Primo vescovo conosciuto è Berillo, che visse all'epoca dell'imperatore Caracalla (secondo decennio del III secolo), indice di una precocità della presenza cristiana nella città. Berillo, come riporta Eusebio di Cesarea, era un adozionista e, a dire dello storico, era vescovo degli arabi dei dintorni di Bosra: questa affermazione lascia supporre che a quel tempo il cristianesimo fosse diffuso non solo tra i greci della città, ma anche tra le tribù arabe del deserto circostante.
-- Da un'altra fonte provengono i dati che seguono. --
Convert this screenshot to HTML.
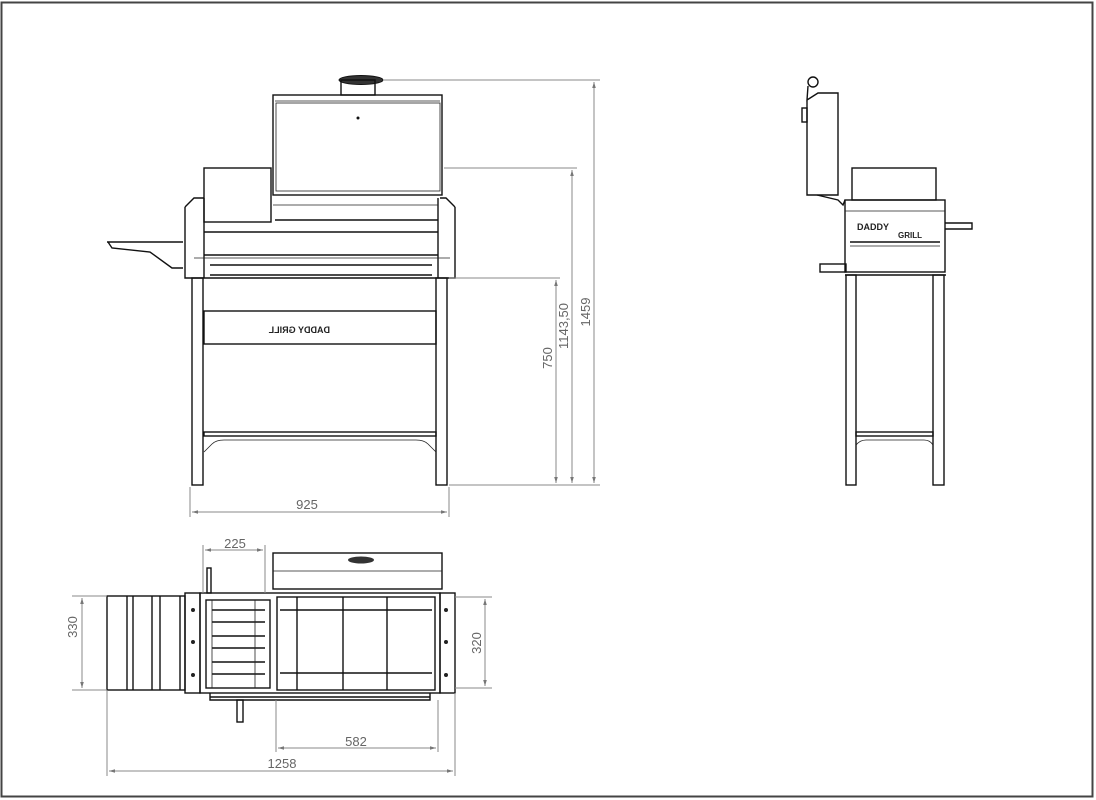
<!DOCTYPE html>
<html><head><meta charset="utf-8"><style>
html,body{margin:0;padding:0;background:#fff;}
svg{display:block;}
.k{stroke:#111;fill:none;stroke-width:1.4}
.t{stroke:#222;fill:none;stroke-width:0.8}
.d{stroke:#888;fill:none;stroke-width:1}
text{font-family:"Liberation Sans",sans-serif;fill:#666;font-size:13px}
</style></head><body>
<svg width="1096" height="800" viewBox="0 0 1096 800" xmlns="http://www.w3.org/2000/svg">
<defs>
<marker id="a" viewBox="0 0 10 10" refX="10" refY="5" markerWidth="9" markerHeight="6" orient="auto-start-reverse"><path d="M0,2 L10,5 L0,8z" fill="#777"/></marker>
</defs>
<rect x="1.5" y="2.5" width="1091" height="794" fill="none" stroke="#444" stroke-width="2"/>

<!-- FRONT VIEW -->
<g>
<ellipse cx="361" cy="80" rx="22" ry="4.5" fill="#333" stroke="#111"/>
<rect class="k" x="341" y="80" width="34" height="15"/>
<rect class="k" x="273" y="95" width="169" height="100"/>
<line class="t" x1="275" y1="101" x2="440" y2="101"/>
<rect class="t" x="276" y="103" width="164" height="88"/>
<circle cx="358" cy="118" r="1.5" fill="#111"/>
<rect class="k" x="204" y="168" width="67" height="54"/>
<path class="k" d="M185,207 L194,198 L204,198 M455,207 L446,198 L440,198"/>
<path class="k" d="M185,207 L185,278 L455,278 L455,207"/>
<line class="k" x1="204" y1="198" x2="204" y2="278"/>
<line class="k" x1="438" y1="198" x2="438" y2="278"/>
<line class="t" x1="273" y1="205" x2="438" y2="205"/>
<line class="k" x1="275" y1="220" x2="438" y2="220"/>
<line class="k" x1="204" y1="232" x2="438" y2="232"/>
<line class="k" x1="204" y1="255" x2="438" y2="255"/>
<line class="t" x1="194" y1="258" x2="450" y2="258"/>
<line class="k" x1="210" y1="265" x2="432" y2="265"/>
<line class="k" x1="210" y1="275" x2="432" y2="275"/>
<path class="k" d="M107,242 L183,242 M108,242 L112,248 L150,252 L172,268 L183,268"/>
<rect class="k" x="192" y="278" width="11" height="207"/>
<rect class="k" x="436" y="278" width="11" height="207"/>
<rect class="k" x="204" y="311" width="232" height="33"/>
<text x="290" y="333" style="font-size:9px;fill:#222;font-weight:bold" transform="scale(-1,1) translate(-620,0)">DADDY GRILL</text>
<rect class="k" x="204" y="432" width="232" height="4"/>
<path class="t" d="M204,452 L212,444 Q216,440 224,440 L416,440 Q424,440 428,444 L436,452"/>
</g>

<!-- front dims -->
<g>
<line class="d" x1="190" y1="487" x2="190" y2="517"/>
<line class="d" x1="449" y1="487" x2="449" y2="517"/>
<line class="d" x1="192" y1="512" x2="447" y2="512" marker-start="url(#a)" marker-end="url(#a)"/>
<text x="307" y="509" text-anchor="middle">925</text>
<line class="d" x1="384" y1="80" x2="600" y2="80"/>
<line class="d" x1="444" y1="168" x2="577" y2="168"/>
<line class="d" x1="449" y1="278" x2="560" y2="278"/>
<line class="d" x1="449" y1="485" x2="600" y2="485"/>
<line class="d" x1="556" y1="280" x2="556" y2="483" marker-start="url(#a)" marker-end="url(#a)"/>
<line class="d" x1="572" y1="170" x2="572" y2="483" marker-start="url(#a)" marker-end="url(#a)"/>
<line class="d" x1="594" y1="82" x2="594" y2="483" marker-start="url(#a)" marker-end="url(#a)"/>
<text transform="translate(552,358) rotate(-90)" text-anchor="middle">750</text>
<text transform="translate(568,326) rotate(-90)" text-anchor="middle">1143,50</text>
<text transform="translate(590,312) rotate(-90)" text-anchor="middle">1459</text>
</g>

<!-- SIDE VIEW -->
<g>
<circle class="k" cx="813" cy="82" r="5"/>
<path class="k" d="M808,86 L807,100 L818,93 L838,93 L838,195 L807,195 L807,100"/>
<rect class="k" x="802" y="108" width="5" height="14"/>
<path class="k" d="M817,195 L838,200 L843,205 L845,200"/>
<rect class="k" x="852" y="168" width="84" height="32"/>
<rect class="k" x="845" y="200" width="100" height="72"/>
<line class="t" x1="845" y1="211" x2="945" y2="211"/>
<line class="k" x1="850" y1="242" x2="940" y2="242"/>
<line class="t" x1="850" y1="246" x2="940" y2="246"/>
<text x="857" y="230" style="font-size:9px;fill:#222;font-weight:bold">DADDY</text>
<text x="898" y="238" style="font-size:8px;fill:#222;font-weight:bold">GRILL</text>
<path class="k" d="M945,223 L972,223 L972,229 L945,229"/>
<rect class="k" x="820" y="264" width="26" height="8"/>
<line class="k" x1="845" y1="275" x2="946" y2="275"/>
<rect class="k" x="846" y="275" width="10" height="210"/>
<rect class="k" x="933" y="275" width="11" height="210"/>
<rect class="k" x="856" y="432" width="77" height="4"/>
<path class="t" d="M856,445 Q860,440 866,440 L924,440 Q930,440 933,445"/>
</g>

<!-- TOP VIEW -->
<g>
<rect class="k" x="273" y="553" width="169" height="36"/>
<line class="t" x1="273" y1="571" x2="442" y2="571"/>
<ellipse cx="361" cy="560" rx="13" ry="3.5" fill="#333"/>
<rect class="k" x="207" y="568" width="4" height="25"/>
<rect class="k" x="107" y="596" width="78" height="94"/>
<line class="k" x1="127" y1="596" x2="127" y2="690"/>
<line class="k" x1="133" y1="596" x2="133" y2="690"/>
<line class="k" x1="152" y1="596" x2="152" y2="690"/>
<line class="k" x1="160" y1="596" x2="160" y2="690"/>
<line class="k" x1="180" y1="596" x2="180" y2="690"/>
<rect class="k" x="185" y="593" width="15" height="100"/>
<rect class="k" x="200" y="593" width="240" height="100"/>
<rect class="k" x="440" y="593" width="15" height="100"/>
<rect class="k" x="206" y="600" width="64" height="88"/>
<line class="k" x1="212" y1="610" x2="265" y2="610"/>
<line class="k" x1="212" y1="622" x2="265" y2="622"/>
<line class="k" x1="212" y1="636" x2="265" y2="636"/>
<line class="k" x1="212" y1="648" x2="265" y2="648"/>
<line class="k" x1="212" y1="662" x2="265" y2="662"/>
<line class="k" x1="212" y1="674" x2="265" y2="674"/>
<line class="t" x1="212" y1="600" x2="212" y2="688"/>
<line class="t" x1="255" y1="600" x2="255" y2="688"/>
<rect class="k" x="277" y="597" width="158" height="93"/>
<line class="k" x1="297" y1="597" x2="297" y2="690"/>
<line class="k" x1="343" y1="597" x2="343" y2="690"/>
<line class="k" x1="387" y1="597" x2="387" y2="690"/>
<line class="k" x1="280" y1="610" x2="432" y2="610"/>
<line class="k" x1="280" y1="673" x2="432" y2="673"/>
<line class="k" x1="210" y1="697" x2="430" y2="697"/>
<path class="k" d="M210,693 L210,700 L430,700 L430,693"/>
<rect class="k" x="237" y="700" width="6" height="22"/>
<circle cx="193" cy="610" r="2" fill="#222"/><circle cx="193" cy="642" r="2" fill="#222"/><circle cx="193" cy="675" r="2" fill="#222"/>
<circle cx="446" cy="610" r="2" fill="#222"/><circle cx="446" cy="642" r="2" fill="#222"/><circle cx="446" cy="675" r="2" fill="#222"/>
</g>

<!-- top dims -->
<g>
<line class="d" x1="203" y1="545" x2="203" y2="593"/>
<line class="d" x1="265" y1="545" x2="265" y2="593"/>
<line class="d" x1="205" y1="550" x2="263" y2="550" marker-start="url(#a)" marker-end="url(#a)"/>
<text x="235" y="548" text-anchor="middle">225</text>
<line class="d" x1="72" y1="596" x2="107" y2="596"/>
<line class="d" x1="72" y1="690" x2="107" y2="690"/>
<line class="d" x1="82" y1="598" x2="82" y2="688" marker-start="url(#a)" marker-end="url(#a)"/>
<text transform="translate(77,627) rotate(-90)" text-anchor="middle">330</text>
<line class="d" x1="455" y1="597" x2="492" y2="597"/>
<line class="d" x1="455" y1="688" x2="492" y2="688"/>
<line class="d" x1="485" y1="599" x2="485" y2="686" marker-start="url(#a)" marker-end="url(#a)"/>
<text transform="translate(481,643) rotate(-90)" text-anchor="middle">320</text>
<line class="d" x1="276" y1="700" x2="276" y2="752"/>
<line class="d" x1="438" y1="700" x2="438" y2="752"/>
<line class="d" x1="278" y1="748" x2="436" y2="748" marker-start="url(#a)" marker-end="url(#a)"/>
<text x="356" y="746" text-anchor="middle">582</text>
<line class="d" x1="107" y1="690" x2="107" y2="776"/>
<line class="d" x1="455" y1="693" x2="455" y2="776"/>
<line class="d" x1="109" y1="771" x2="453" y2="771" marker-start="url(#a)" marker-end="url(#a)"/>
<text x="282" y="768" text-anchor="middle">1258</text>
</g>
</svg>
</body></html>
Due sinodi furono celebrati a Bosra fra il 246 e il 247 per condannare Berillo.
L'imperatore Giustiniano (VI secolo), con l'avallo di papa Vigilio, sottrasse la metropolia di Bosra e le sue suffraganee dal patriarcato di Antiochia e le unì al patriarcato di Gerusalemme. Lo stesso imperatore fece erigere una cattedrale terminata nel 511/512. Tuttavia, l'incorporazione al patriarcato di Gerusalemme non durò a lungo e la provincia di Bosra ritornò alla Chiesa madre di Antiochia.
Nella Notitia antiochena, attribuita al patriarca Anastasio I nella seconda metà del VI secolo, Bosra occupa il 6º posto fra le metropolie del patriarcato di Antiochia, con 19 o 20 diocesi suffraganee:[1] Gerasa, Filadelfia, Adraa, Medaba, Esbo, Damunda o Dalmunda[2], Zorava, Erra[3], Neve, Alamusa[4], Eutime, Costanza[5], Parembole[6], Dionisiade, Canota, Massimianopoli, Filippopoli, Crisopoli, Neila[7], Dorea o Lorea[8].
La Notitia antiochena inoltre sembra essere incompleta. Infatti gli atti dei concili ecumenici dimostrano che appartenevano alla provincia di Arabia e dunque erano suffraganee di Bosra anche le sedi di Neapoli e di Fena. Infine, le ricerche archeologiche e le scoperte epigrafiche hanno portato alla luce nomi di vescovi in località ignote alla Notitia, ma che appartenevano indubbiamente alla provincia ecclesiastica di Bosra: e cioè le sedi di Bosana e di Bacata.
Quando la città cadde nelle mani degli Arabi (prima metà del VII secolo), il cristianesimo sopravvisse forse come chiesa monofisita: Chabot infatti attribuirebbe a Bosra la lista di otto vescovi monofisiti (dal 783 al 956) menzionati da Michele il Siro come vescovi di Arabia.[9]
Dal XVIII secolo Bosra è annoverata tra le sedi arcivescovili titolari della Chiesa cattolica; la sede è vacante dal 27 febbraio 1975.[10]